Measure 110 – Vote No
Title: Provides statewide addiction/recovery services; marijuana taxes partially finance; reclassifies possession/penalties for specified drugs

Advance Liberty Explanation
Decriminalizes various currently prohibited drugs, including heroin and fentanyl, for all ages. Sets up Assessment Centers that can refer addicts to treatment facilities but would remove any requirement for addicts to attend these facilities. Funded by money currently being spent on K-12 schools.


Advance Liberty Commentary
Our opposition to Measure 110 begins with its highly deceptive name and title. The drafters call this the “Drug Addiction Treatment Recovery Act.”

Drug Addiction: But Instead of reducing addiction, it opens the door wide for children and adults to these addictive substances.

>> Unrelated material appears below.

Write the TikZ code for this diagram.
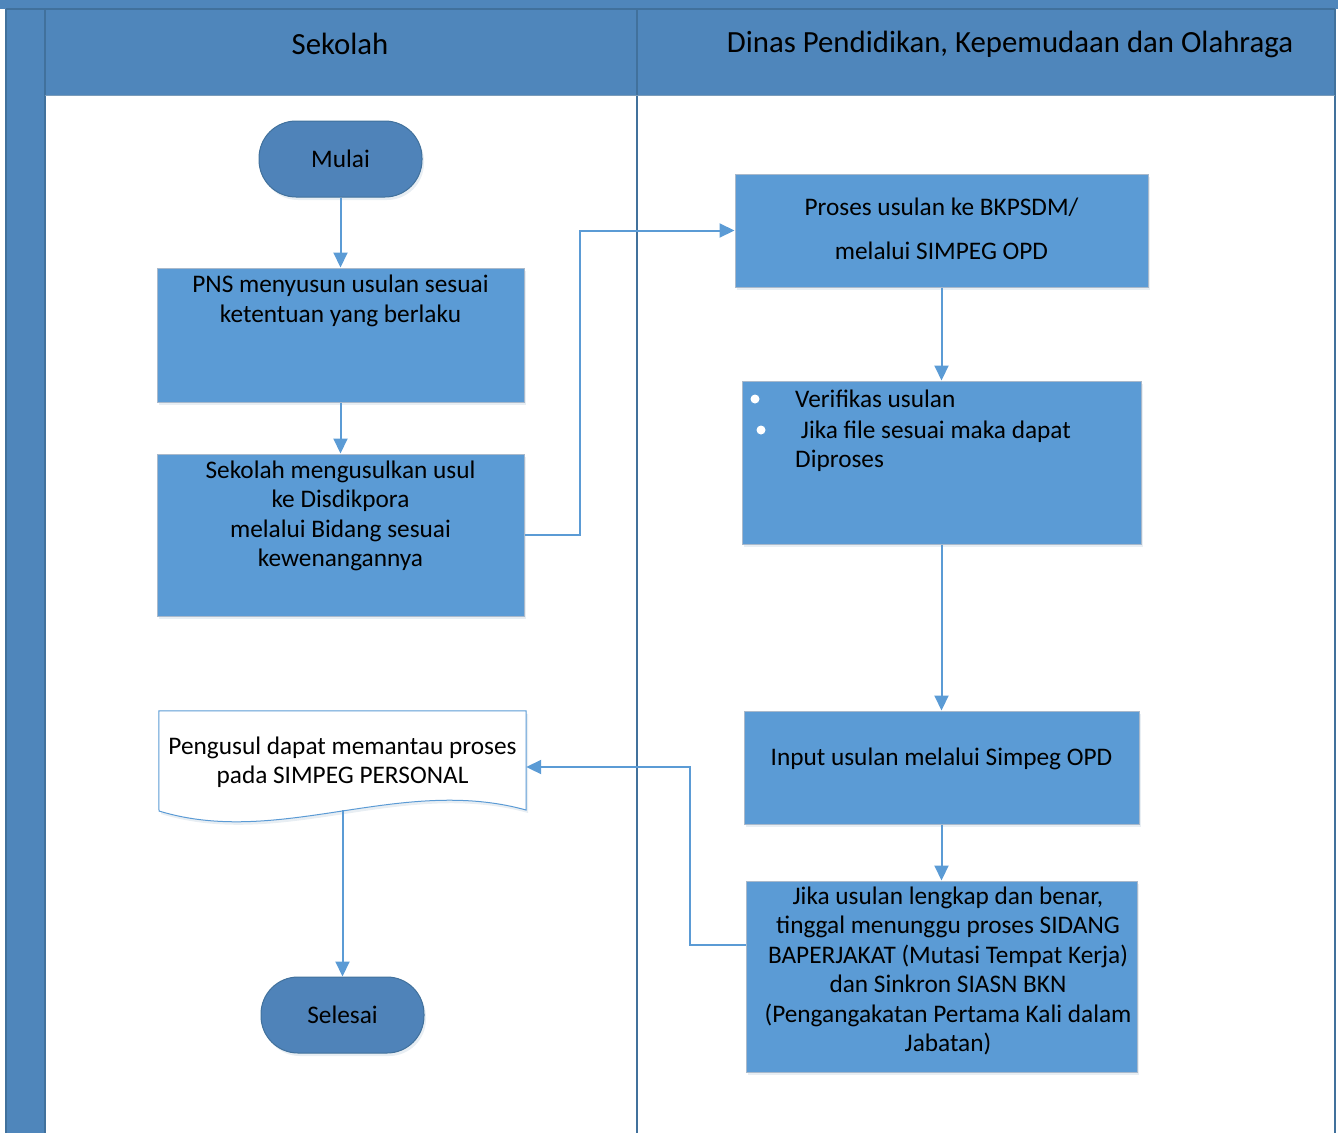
\documentclass[tikz,border=0pt]{standalone}
\usepackage{fontspec}
\setmainfont{Carlito}
\usetikzlibrary{arrows.meta,shadows}
\definecolor{hdr}{HTML}{4F86BB}
\definecolor{hdrline}{HTML}{41719C}
\definecolor{boxfill}{HTML}{5B9BD5}
\definecolor{boxline}{HTML}{A9B9CB}
\definecolor{termfill}{HTML}{4F83B9}
\definecolor{arr}{HTML}{5B9BD5}
\begin{document}
\begin{tikzpicture}[x=1pt,y=-1pt,
  shad/.style={drop shadow={shadow xshift=2pt,shadow yshift=-3pt,opacity=0.12,fill=hdrline}},
  procbox/.style={shad,draw=boxline,line width=1pt,fill=boxfill,inner sep=0pt},
  termbox/.style={shad,draw=hdrline,line width=1pt,fill=termfill,rounded corners=37pt,
                  minimum width=163pt,minimum height=76pt,inner sep=0pt,
                  font=\fontsize{25.3}{30}\selectfont},
  txt/.style={align=center,inner sep=0pt,font=\fontsize{25.3}{29.5}\selectfont},
  hdrtxt/.style={inner sep=0pt,font=\fontsize{30.8}{34}\selectfont},
  flow/.style={draw=arr,line width=2pt,-{Triangle[length=15pt,width=14pt]}}
]
\useasboundingbox (0,0) rectangle (1338,1133);
% pool / lanes
\fill[hdr] (0,0) rectangle (1338,9);
\fill[hdr] (6,9) rectangle (45,1133);
\fill[hdr] (45,9) rectangle (1335,95);
\draw[hdrline,line width=1.5pt] (6,9) -- (1335,9);
\draw[hdrline,line width=1.5pt] (6,9) -- (6,1133);
\draw[hdrline,line width=1.5pt] (45,9) -- (45,1133);
\draw[hdrline,line width=2pt] (637,9) -- (637,1133);
\draw[hdrline,line width=2pt] (1335,9) -- (1335,1133);
\draw[hdrline!70,line width=1pt] (45,95) -- (1335,95);
\node[hdrtxt] (lane1) at (340,44) {Sekolah};
\node[hdrtxt] (lane2) at (1010,44) {Dinas Pendidikan, Kepemudaan dan Olahraga};

% left lane
\node[termbox] (mulai) at (340.5,159) {Mulai};
\node[procbox,minimum width=367pt,minimum height=134pt] (pns) at (340.5,335) {};
\node[txt] (pnsT) at (340.5,301) {PNS menyusun usulan sesuai\\ketentuan yang berlaku};
\node[procbox,minimum width=367pt,minimum height=162pt] (sek) at (340.5,535) {};
\node[txt] (sekT) at (340.5,516) {Sekolah mengusulkan usul\\ke Disdikpora\\melalui Bidang sesuai\\kewenangannya};
\node[minimum width=367pt,minimum height=112pt,inner sep=0pt] (doc) at (342.5,767) {};
\draw[shad,draw=boxfill,line width=1pt,fill=white] (doc.north west) -- (doc.north east) -- (526,810)
  .. controls (400,775) and (280,848) .. (159,811) -- cycle;
\node[txt] (docT) at (342.5,762) {Pengusul dapat memantau proses\\pada SIMPEG PERSONAL};
\coordinate (docb) at (342.5,810);
\node[termbox] (selesai) at (342.5,1015) {Selesai};

% right lane
\node[procbox,minimum width=413pt,minimum height=113pt] (proses) at (941.5,230.5) {};
\node[txt] (prosesT) at (941.5,229) {Proses usulan ke BKPSDM/\\[15pt]melalui SIMPEG OPD};
\node[procbox,minimum width=399pt,minimum height=163pt] (verif) at (941.5,462.5) {};
\fill[white] (755,399) circle (4.5);
\fill[white] (761,430) circle (4.5);
\node[txt,anchor=base west] (v1) at (795,407) {Verifikas usulan};
\node[txt,anchor=base west] (v2) at (795,438) {\ Jika file sesuai maka dapat};
\node[txt,anchor=base west] (v3) at (795,467) {Diproses};
\node[procbox,minimum width=395pt,minimum height=113pt] (input) at (941.5,767.5) {};
\node[txt] (inputT) at (941.5,759) {Input usulan melalui Simpeg OPD};
\node[procbox,minimum width=391pt,minimum height=191pt] (jika) at (941.5,976.5) {};
\node[txt] (jikaT) at (948,971) {Jika usulan lengkap dan benar,\\tinggal menunggu proses SIDANG\\BAPERJAKAT (Mutasi Tempat Kerja)\\dan Sinkron SIASN BKN\\(Pengangakatan Pertama Kali dalam\\Jabatan)};

% connectors
\draw[flow] (mulai) -- (pns);
\draw[flow] (pns) -- (sek);
\draw[flow] (sek.east) -- ++(55,0) |- (proses.west);
\draw[flow] (proses) -- (verif);
\draw[flow] (verif) -- (input);
\draw[flow] (input) -- (jika);
\draw[flow] ([yshift=31.5pt]jika.west) -- ++(-56,0) |- (doc.east);
\draw[flow] (docb) -- (selesai.north);
\end{tikzpicture}
\end{document}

Treatment: But it only gives lip service to treatment, simply referring addicts to treatment centers while it cuts their funding and removes the judicial incentives to avail oneself of them.
                            
Recovery Act:  But the only thing it actually “recovers” is the money it takes from our children’s education.


“The LORD detests lying lips, but He delights in people who are trustworthy.” Proverbs 12:22


We have four serious objections to this Measure. First, through decriminalization, 110 removes the current strong messaging that these drugs are very harmful. It’s primary effect would be the decriminalization of user amounts of heroin, methamphetamine, ecstasy, LSD, psilocybin, etc.. This would apply to juveniles and adults alike. Decriminalization sends the message that these drugs are not really all that bad or dangerous.

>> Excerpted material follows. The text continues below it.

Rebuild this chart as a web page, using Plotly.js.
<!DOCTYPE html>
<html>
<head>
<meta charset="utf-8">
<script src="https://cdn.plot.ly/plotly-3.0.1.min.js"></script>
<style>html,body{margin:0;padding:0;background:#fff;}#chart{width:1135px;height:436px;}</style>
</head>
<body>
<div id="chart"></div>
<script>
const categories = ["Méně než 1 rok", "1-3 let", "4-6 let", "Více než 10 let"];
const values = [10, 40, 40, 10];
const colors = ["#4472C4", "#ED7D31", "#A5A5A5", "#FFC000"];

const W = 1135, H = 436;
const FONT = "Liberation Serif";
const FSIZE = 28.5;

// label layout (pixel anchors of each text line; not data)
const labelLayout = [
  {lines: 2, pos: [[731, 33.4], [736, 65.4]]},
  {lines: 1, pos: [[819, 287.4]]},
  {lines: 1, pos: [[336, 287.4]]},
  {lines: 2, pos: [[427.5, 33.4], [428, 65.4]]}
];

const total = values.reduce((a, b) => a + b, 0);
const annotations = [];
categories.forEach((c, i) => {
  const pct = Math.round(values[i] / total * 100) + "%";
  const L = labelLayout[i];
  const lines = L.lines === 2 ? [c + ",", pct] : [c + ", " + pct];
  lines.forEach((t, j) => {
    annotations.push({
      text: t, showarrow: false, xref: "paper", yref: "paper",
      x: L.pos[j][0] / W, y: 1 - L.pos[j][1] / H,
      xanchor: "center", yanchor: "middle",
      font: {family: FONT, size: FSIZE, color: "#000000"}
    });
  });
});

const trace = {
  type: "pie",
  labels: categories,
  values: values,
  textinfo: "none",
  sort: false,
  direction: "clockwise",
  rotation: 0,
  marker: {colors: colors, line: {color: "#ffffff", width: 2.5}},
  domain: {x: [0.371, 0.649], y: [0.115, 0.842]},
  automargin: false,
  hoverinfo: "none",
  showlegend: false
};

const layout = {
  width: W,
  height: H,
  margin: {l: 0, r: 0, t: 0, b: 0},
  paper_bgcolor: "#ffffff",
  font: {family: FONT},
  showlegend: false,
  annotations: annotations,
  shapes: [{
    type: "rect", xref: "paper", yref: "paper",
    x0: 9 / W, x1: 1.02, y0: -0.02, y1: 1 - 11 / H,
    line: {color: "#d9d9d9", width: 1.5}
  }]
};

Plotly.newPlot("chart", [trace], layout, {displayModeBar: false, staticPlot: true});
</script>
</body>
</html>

As if this is not bad enough, it would, second, decouple these drug offenses from the justice system, which currently provides strong incentives to enter drug addiction treatment facilities. These systems have been established to break the devastating cycle of addiction. Many addicts say that if they hadn’t been arrested and then ordered to a treatment center, they would have died from their addiction. As the saying goes “You have to feel the heat before you see the light” But 110 removes the current justice system incentives to enter residential treatment centers. There is a consensus of those tackling the problem of drug addiction that residential treatment facilities are the most effective means of helping addicts break with their addiction and be restored to health and true liberty.


Third, Measure 110 does nothing to add treatment beds. 110’s assessment centers can only refer addicts to treatment centers. But Measure 110 does not provide any funding for treatment beds and instead removes money from these sorts of services. The predictable result would be to increase
addiction, leading to a whole host of ill effects, including mental illness, child abuse and neglect, homelessness, crime that supports the addicted, poor health outcomes, suicides, and overdoses. This isn’t just informed speculation. These are the actual results of a similar approach tried in San Francisco.

It is said that the road to hell is paved with good intentions. Similarly, God’s word says that “The tender mercies of the wicked turn out to be cruel.” (Proverbs 12:10). Measure 110 is cruel to those it purports to help and will increase some of the most intractable problems of our state.


Fourth and finally, 110 is primarily funded by removing over seventy million dollars from our K- 12 schools, creating yet another budget hole, resulting in yet more taxes.


We urge you to vote No on Measure 110.